By Mr. Dan Lafontaine (RDECOM)June 2, 2011

Engaging young minds
(Photo Credit: U.S. Army) VIEW ORIGINAL

ORLANDO, Fla. - Hundreds of America's brightest engineering students explored how they can serve their country as Army civilian scientists at a career fair Oct. 9.

Staff members from the U.S. Army Research, Development and Engineering Command gathered to talk with the future scientists who will empower, unburden and protect Soldiers for the coming decades. The event concluded the three-day Hispanic Engineer National Achievement Awards Conference.

Will Flores, a computer and electrical engineering major at North Carolina State University, talked about his inspiration for computer and engineering. He said he routinely fixes computers for his family and friends and looks forward to using his education in the laboratory.

"When I was 9 years old, my father bought a Tandy computer at Radio Shack," he said. "I was playing around with it one day, and I messed it up.

"I said [to myself] that I was going to take it apart and fix this. Ever since, I got hooked. I got the bug."

Flores is interested in a career in parallel processing and reconfigurable computing.

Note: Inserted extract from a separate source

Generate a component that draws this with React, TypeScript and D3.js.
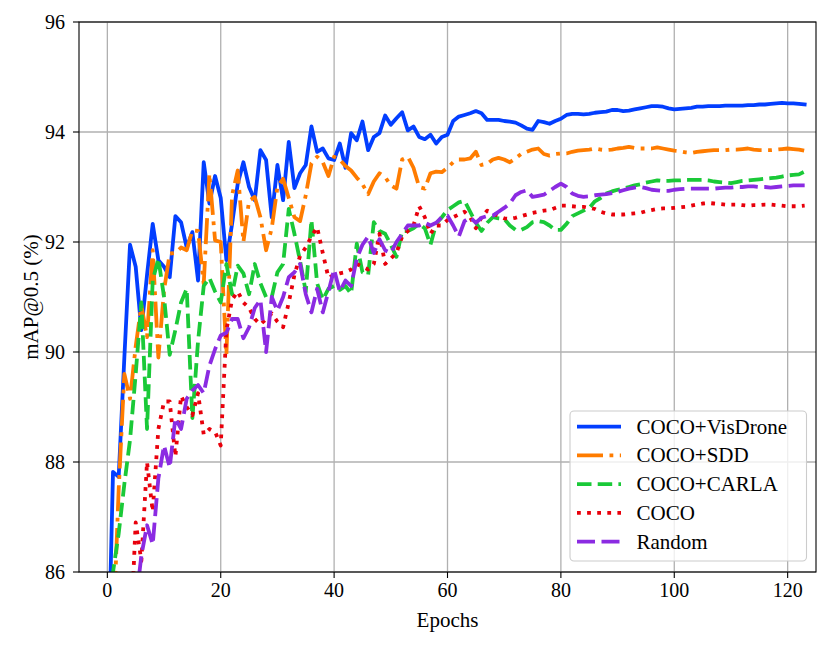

Recruiters and engineers from four RDECOM organizations - Aviation and Missile Research, Development and Engineering Center; Armament Research, Development and Engineering Center; Army Research Laboratory; and Simulation and Training Technology Center - discussed the available opportunities as an Army scientist with students.

Jose Gonzalez, a branch chief at ARL's Survivability Lethality Analysis Directorate at White Sands Missile Range, N.M., said meeting prospective employees in person is better for the Army and its future workers.

"When you come to these types of job fairs, they provide the opportunity for students to expose themselves to the organization," Gonzalez said. "It gives a multi-dimensional picture of the individual.

"It's not just a technical background that we're looking for. We're also looking for them to build as a team and how they can think outside of the box."

Students said meeting the people behind an organization helps in their career searches. Rafael Antonio Arevalo is an electrical engineering major with a concentration in controls at Florida International University. He said he enjoyed the face-to-face interaction with employers.

"One of the things that I gained, besides the networking, was also a closer experience with prospective employers," Arevalo said. "They see you as a person, and I took good advice from them."

The conference also assists RDECOM in achieving its goal of creating a diverse workforce, Gonzalez said. Hiring researchers with a wide range of backgrounds will strengthen the command's success.

"Coming to these events helps the student to understand that we are looking for all types," Gonzalez said. "Diversity means all kinds - physically impaired or Hispanic or African-American, whatever nationality you run into. We're looking because they can give us a piece of something that is unique to them."

RDECOM is hiring aerospace, chemical, computer, electrical, electronics, materials and mechanical engineers. The command's locations include Alabama, Florida, Maryland, Massachusetts, Michigan and New Mexico.

Nick West, a human resources specialist at Aberdeen Proving Ground's Civilian Personnel Advisory Center, said the career fair is an opportunity to take students from the classroom to an Army laboratory quickly.

"The main objective is to find highly qualified student engineers and offer them conditional offers on the spot," West said. "[We] then work with their CPACs back at their locations and consummate the offers with legal practices that the CPACs need to undertake. They can [also] get their resumes and take those resumes back to work them there and make offers at a later point."

Arevalo said he is looking forward to turning his education into real-world results.

"I got into this major because my dream as a child was to be able to invent something," he said. "Getting into a research laboratory to help others and make something new is great."